I'm not sure exactly what the difference between triggering a signal and sending a signal is, but assuming you mean that if seek-data doesn't acquire the mutex, it would be possible to push-buffer to not see the seek, then send the buffer after seek-data, then yeah, we do need to put seek-data and push-buffer in the same mutex to make sure that push-buffer is responding to the latest seek/need data callbacks.
This happens in practice with flushes.
In order to get around that, you need the hack I mentioned: assume that a flush will be accompanied by a seek-data signal. This is especially fragile because there's no reason for appsrc to even be sending this signal in the first place (it only really makes sense in "seekable" mode), and they could easily decide to not do that.
I'm not sure I understand, whenever the next buffer app source wants is not consecutively after the last, seek-data is required (and sent). What does "assume the flush will be accompanied by a seek-data signal" mean?

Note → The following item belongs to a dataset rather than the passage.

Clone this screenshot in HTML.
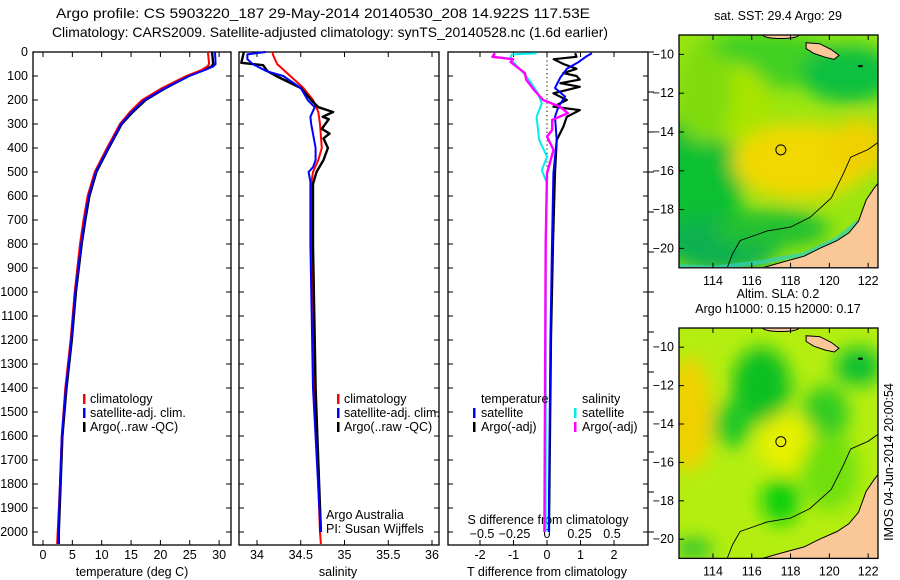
<!DOCTYPE html>
<html><head><meta charset="utf-8">
<style>
html,body{margin:0;padding:0;background:#fff;}
svg{display:block;font-family:"Liberation Sans",sans-serif;font-size:12.5px;}
</style></head>
<body>
<svg id="chart" width="900" height="580" viewBox="0 0 900 580">
<defs>
<filter id="blur1" x="-20%" y="-20%" width="140%" height="140%"><feGaussianBlur stdDeviation="9"/></filter>
<clipPath id="clipTop"><rect x="679" y="35" width="199" height="232"/></clipPath>
<clipPath id="clipBot"><rect x="679" y="328" width="199" height="230"/></clipPath>
</defs>
<text x="56" y="18" font-size="14" textLength="534" lengthAdjust="spacingAndGlyphs">Argo profile: CS 5903220_187 29-May-2014 20140530_208 14.922S 117.53E</text>
<text x="52" y="37" font-size="14" textLength="556" lengthAdjust="spacingAndGlyphs">Climatology: CARS2009. Satellite-adjusted climatology: synTS_20140528.nc (1.6d earlier)</text>
<g id="axes"></g>
<g id="maps"></g>
<text transform="translate(893,462) rotate(-90)" text-anchor="middle" font-size="12.5">IMOS 04-Jun-2014 20:00:54</text>
</svg>
<script>
// ---- data ----
const tDepth = [0,50,60,75,100,150,200,250,300,400,500,600,700,800,1000,1200,1400,1600,1800,2000,2050];
const tClim  = [28.1,28.3,28.0,27.0,24.4,20.3,16.9,14.8,13.1,10.9,8.8,7.6,6.9,6.3,5.4,4.7,3.8,3.2,2.9,2.5,2.4];
const tSat   = [29.3,29.4,29.0,27.6,24.9,20.8,17.3,15.1,13.3,11.1,9.0,7.8,7.1,6.5,5.5,4.8,3.9,3.2,2.9,2.6,2.6];
const tArgo  = [28.8,29.0,28.7,27.4,24.8,20.9,17.5,15.3,13.4,11.2,9.1,7.9,7.2,6.6,5.6,4.9,4.0,3.3,3.0,2.7,2.7];

const sDepthClim = [0,10,50,100,150,200,250,300,400,450,500,550,800,1400,2000,2050];
const sClim      = [34.18,34.18,34.23,34.38,34.53,34.64,34.70,34.72,34.74,34.70,34.64,34.62,34.62,34.66,34.72,34.73];
const sDepthSat  = [0,10,30,50,80,100,150,200,230,270,300,400,450,480,500,540,800,1400,1950,2000];
const sSat       = [34.10,33.89,33.89,33.95,34.11,34.30,34.50,34.58,34.66,34.61,34.62,34.67,34.67,34.64,34.59,34.61,34.61,34.64,34.72,34.72];
const sDepthArgo = [0,45,55,80,100,150,200,230,250,270,280,320,340,360,400,450,500,550,800,1400,2000];
const sArgo      = [33.85,33.82,34.07,34.12,34.22,34.50,34.62,34.70,34.87,34.75,34.82,34.74,34.83,34.76,34.81,34.76,34.68,34.64,34.64,34.67,34.73];

const dDepthT = [5,20,30,50,70,88,100,115,130,145,172,200,228,242,270,311,367,505,800,1200,2000];
const dTArgo  = [0.84,0.88,0.20,0.49,0.88,0.49,0.88,0.98,0.40,0.98,0.19,0.59,0.19,0.98,0.59,0.49,0.29,0.24,0.18,0.12,0.06];
const dDepthTS = [5,17,42,70,108,150,186,228,270,367,505,800,1200,2000];
const dTSat    = [1.34,1.19,0.94,0.59,0.39,0.24,0.54,0.34,0.24,0.29,0.19,0.15,0.10,0.05];
const dDepthS  = [5,10,20,42,88,130,172,214,270,367,436,492,547,800,2000];
const dSSat    = [-0.08,-0.27,-0.28,-0.26,-0.18,-0.12,-0.07,-0.04,-0.08,-0.06,0.0,-0.04,0.0,-0.01,-0.01];
const dDepthSA = [5,20,30,42,88,115,158,200,228,255,283,325,352,408,505,800,2000];
const dSArgo   = [-0.40,-0.42,-0.26,-0.28,-0.17,-0.16,-0.10,-0.03,0.10,0.16,0.04,0.04,0.0,0.05,0.0,-0.01,-0.02];

const depthTicks = [0,100,200,300,400,500,600,700,800,900,1000,1100,1200,1300,1400,1500,1600,1700,1800,1900,2000];
const tTicks = [0,5,10,15,20,25,30];
const sTicks = [34,34.5,35,35.5,36];
const sTickLabels = ["34","34.5","35","35.5","36"];
const dTTicks = [-2,-1,0,1,2];
const dSTicks = [-0.5,-0.25,0,0.25,0.5];
const latTicks = [-10,-12,-14,-16,-18,-20];
const lonTicks = [114,116,118,120,122];

// ---- scales ----
const TOP=52, BOT=545;
const yD = d => TOP + d*0.24;
const xT = v => 43 + v*5.87;
const xS = v => 257 + (v-34)*87.5;
const xDT = v => 547 + v*33.5;
const xDS = v => 547 + v*130;

const NS="http://www.w3.org/2000/svg";
const axes=document.getElementById('axes');
function mk(tag,attrs,parent){const e=document.createElementNS(NS,tag);for(const k in attrs)e.setAttribute(k,attrs[k]);(parent||axes).appendChild(e);return e;}
function txt(x,y,s,anchor,parent){const e=mk('text',{x:x,y:y,'text-anchor':anchor||'middle'},parent);e.textContent=s;return e;}
function stepPath(depths,vals,xf){
  let d='';
  for(let i=0;i<depths.length;i++){
    const x=xf(vals[i]).toFixed(1), y=yD(depths[i]).toFixed(1);
    d+=(i?'L':'M')+x+' '+y;
  }
  return d;
}

const panels=[{x:33,w:198,name:'temperature'},{x:239,w:200,name:'salinity'},{x:448,w:200,name:'difference'}];
panels.forEach(p=>{
  const r=mk('rect',{x:p.x,y:TOP,width:p.w,height:BOT-TOP,fill:'#fff',stroke:'#000','stroke-width':1.3});
  
  
  depthTicks.forEach(d=>{
    mk('line',{x1:p.x,x2:p.x+5,y1:yD(d),y2:yD(d),stroke:'#000'});
    mk('line',{x1:p.x+p.w-5,x2:p.x+p.w,y1:yD(d),y2:yD(d),stroke:'#000'});
  });
});
depthTicks.forEach(d=>{
  const t=txt(28,yD(d)+4,String(d),'end');
  
  
});
for(let k=0;k<13;k++){ mk('line',{x1:648,x2:654,y1:TOP+k*40,y2:TOP+k*40,stroke:'#000'}); }

function xaxis(ticks,labels,xf,ly){
  ticks.forEach((v,i)=>{
    const x=xf(v);
    mk('line',{x1:x,x2:x,y1:BOT,y2:BOT-5,stroke:'#000'});
    mk('line',{x1:x,x2:x,y1:TOP,y2:TOP+5,stroke:'#000'});
    const t=txt(x,ly,labels[i]);
    
    
  });
}
xaxis(tTicks,tTicks.map(String),xT,559);
xaxis(sTicks,sTickLabels,xS,559);
xaxis(dTTicks,dTTicks.map(String),xDT,559);
dSTicks.forEach(v=>{
  const t=txt(xDS(v),538,v===0?'0':(v<0?'\u2212'+String(-v):String(v)));
  
  
});

[[132,'temperature (deg C)','temperature-axis-title'],[338,'salinity','salinity-axis-title'],[547,'T difference from climatology','t-diff-axis-title']].forEach(a=>{
  const t=txt(a[0],576,a[1]);
  
  
});
const sdt=txt(548,524,'S difference from climatology');



mk('line',{x1:547,x2:547,y1:TOP,y2:yD(620),stroke:'#000','stroke-dasharray':'1.2 3'});

function series(depths,vals,xf,color,name,w){
  const p=mk('path',{d:stepPath(depths,vals,xf),fill:'none',stroke:color,'stroke-width':w||2,'stroke-linejoin':'round'});
  
  
}
series(tDepth,tArgo,xT,'#000','temp-argo-line',2.4);
series(tDepth,tClim,xT,'#f00','temp-clim-line',2);
series(tDepth,tSat,xT,'#00f','temp-sat-line',2);
series(sDepthClim,sClim,xS,'#f00','sal-clim-line',2);
series(sDepthArgo,sArgo,xS,'#000','sal-argo-line',2.4);
series(sDepthSat,sSat,xS,'#00f','sal-sat-line',2);
series(dDepthS,dSSat,xDS,'#0ee','s-diff-sat-line',2);
series(dDepthT,dTArgo,xDT,'#000','t-diff-argo-line',2.2);
series(dDepthTS,dTSat,xDT,'#00f','t-diff-sat-line',2);
series(dDepthSA,dSArgo,xDS,'#f0f','s-diff-argo-line',2.4);

function legend(mx,tx,y,color,label,name){
  mk('rect',{x:mx,y:y-9,width:2.5,height:10,fill:color});
  const t=txt(tx,y,label,'start');
  
  
}
legend(83,90,403,'#f00','climatology','legend-climatology');
legend(83,90,417,'#00f','satellite-adj. clim.','legend-satellite-adj');
legend(83,90,431,'#000','Argo(..raw -QC)','legend-argo');
legend(337,344,403,'#f00','climatology','legend-climatology-2');
legend(337,344,417,'#00f','satellite-adj. clim.','legend-satellite-adj-2');
legend(337,344,431,'#000','Argo(..raw -QC)','legend-argo-2');
txt(481,403,'temperature','start');
txt(582,403,'salinity','start');
legend(473,481,417,'#00f','satellite','legend-t-satellite');
legend(473,481,431,'#000','Argo(-adj)','legend-t-argo');
legend(574,582,417,'#0ee','satellite','legend-s-satellite');
legend(574,582,431,'#f0f','Argo(-adj)','legend-s-argo');
txt(326,519,'Argo Australia','start');
txt(326,533,'PI: Susan Wijffels','start');

// ---- maps ----
const maps=document.getElementById('maps');
const landPoly=[[122.7,-16.4],[122.3,-16.9],[121.9,-17.5],[121.5,-18.6],[121.0,-19.2],[120.4,-19.6],[119.5,-20.0],[118.7,-20.4],[117.6,-20.7],[116.2,-21.1],[122.7,-21.1]];
const islandPoly=[[118.8,-9.4],[119.5,-9.45],[120.1,-9.75],[120.5,-10.05],[120.25,-10.25],[119.8,-10.15],[119.2,-9.95],[118.8,-9.7]];
const contour=[[114.7,-21.1],[115.0,-20.3],[115.4,-19.6],[116.8,-19.1],[118.0,-18.9],[119.0,-18.4],[120.1,-17.4],[120.7,-16.2],[121.1,-15.3],[122.0,-14.9],[122.7,-14.4]];
function drawMap(y0,ppd,clip,title,blobs,base,name,coastBand){
  const g=mk('g',{},maps);
  
  
  const X=l=>679+(l-112.25)*19.4, Y=l=>y0+(-9-l)*ppd;
  const inner=mk('g',{'clip-path':'url(#'+clip+')'},g);
  mk('rect',{x:679,y:y0,width:199,height:ppd*12+1,fill:base},inner);
  const bg=mk('g',{filter:'url(#blur1)'},inner);
  blobs.forEach(b=>mk('ellipse',{cx:X(b[0]),cy:Y(b[1]),rx:b[2]*19.4,ry:b[3]*ppd,fill:b[4]},bg));
  const pts=a=>a.map(p=>X(p[0]).toFixed(1)+','+Y(p[1]).toFixed(1)).join(' ');
  if(coastBand){
    mk('polyline',{points:pts([[112,-20.9],[114,-21.0],[116.5,-20.7],[118.7,-20.3],[120.4,-19.5],[121.5,-18.6]]),fill:'none',stroke:'#30d0c0','stroke-width':4,opacity:0.7},inner);
  }
  mk('polygon',{points:pts(landPoly),fill:'#fac898',stroke:'#000','stroke-width':1},inner);
  mk('polygon',{points:pts(islandPoly),fill:'#fac898',stroke:'#000','stroke-width':1},inner);
  mk('ellipse',{cx:X(121.6),cy:Y(-10.6),rx:2.5,ry:1.2,fill:'#000'},inner);
  mk('ellipse',{cx:X(117.5),cy:Y(-9),rx:18,ry:3.5,fill:'#fac898',stroke:'#000'},inner);
  mk('polyline',{points:pts(contour),fill:'none',stroke:'#000','stroke-width':0.9},inner);
  mk('circle',{cx:X(117.5),cy:Y(-14.92),r:5,fill:'none',stroke:'#000'},inner);
  mk('rect',{x:679,y:y0,width:199,height:ppd*12,fill:'none',stroke:'#000','stroke-width':1.3},g);
  latTicks.forEach(l=>{mk('line',{x1:679,x2:684,y1:Y(l),y2:Y(l),stroke:'#000'},g);txt(674,Y(l)+4,String(l).replace('-','\u2212'),'end',g);});
  lonTicks.forEach(l=>{mk('line',{x1:X(l),x2:X(l),y1:y0+ppd*12,y2:y0+ppd*12-5,stroke:'#000'},g);mk('line',{x1:X(l),x2:X(l),y1:y0,y2:y0+5,stroke:'#000'},g);txt(X(l),y0+ppd*12+17,String(l),'middle',g);});
  title.forEach((t,i)=>txt(778,y0-15+i*15-(title.length-1)*15,t,'middle',g));
}
drawMap(35,19.4,'clipTop',['sat. SST: 29.4  Argo: 29'],[
  [116.5,-10.3,4,1.5,'#40d020'],[121,-11,2.5,1.5,'#10c040'],[113,-17,2.5,4,'#10c030'],[114.5,-19.8,3,1.5,'#10b050'],
  [118.5,-15.5,3.5,2,'#f0d800'],[121.5,-14.8,1.5,1.5,'#f0d000'],[115,-12.5,2,2,'#a8e400'],[117,-19,3,1,'#20c030'],[113.5,-12,1.5,2.5,'#80dc10']
],'#9ae610','sst-map',true);
drawMap(328,19.2,'clipBot',['Altim. SLA: 0.2','Argo h1000: 0.15 h2000: 0.17'],[
  [112.8,-13.5,1.2,3,'#f0d000'],[116.5,-12,1.5,2,'#10c020'],[115,-14,1,1.2,'#20c828'],[119.8,-13.5,1.2,1.5,'#30cc20'],
  [121.5,-11,1.2,1,'#10c030'],[117.5,-18,1,1.2,'#10d010'],[117.8,-15,1.5,1.5,'#e8f000'],[120,-16.5,1.5,2,'#70e010'],[113,-20.5,1,0.5,'#20c030']
],'#b4ee10','sla-map',false);
</script>
</body></html>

The app source client doesn't have any conception of a flush, just seek-data and need-data, and to fix this problem all we need to do is add a quite rational check that push_data is responding to the latest seek/need data pair.
Let me try to explain more clearly. At least one race, the one I've been trying to describe, looks like this:
read thread main thread
push seek event retrieve data validate offset send flush-start emit seek-data send flush-stop push-buffer
At which point appsrc will get the wrong buffer.
Solution 1 has us rely on the seek-data signal to effectively wait for the read thread (most likely using the parser mutex) and, in a sense, put a barrier between reads occuring before and after the flush.
I mean, yeah, but from the perspective of the interface, all we are doing is making sure that buffers that are responding to requests from before a seek-data don't get sent, which I really don't think should be too controversial. That the seek happens to be caused by a flush shouldn't matter, we're putting a barrier between buffers sent for a different offset, and the current offset we've gotten from seek-data. Honestly, I'm not even sure this is a GStreamer bug, should they really have to handle a case where the client responds with an incorrect buffer after a seek?
I don't think this is obvious at all. It's certainly not called out in the documentation. And, moreover, it's a lot of work, and it doesn't even look like a remotely idiomatic solution. Not to mention that, as I've said, appsrc really has no reason to send seek-data at all here.
I'm pretty sure that you're correct that putting the whole of wg_parser_push_data inside a mutex, and the seek-data callback inside the same mutex, is actually sufficient to fix this race. But that stops being true if appsrc stops sending seek-data here.
Fundamentally the API contract here is that you don't send old buffers after a flush stops. DirectShow and GStreamer are both built on that idea. I believe that Media Foundation does away with it, which is one of the good things about Media Foundation. appsrc doesn't expose flushes to us, and it doesn't seem to do a good enough job of taking care of them itself. Trying to infer when they happen is too fragile for my taste.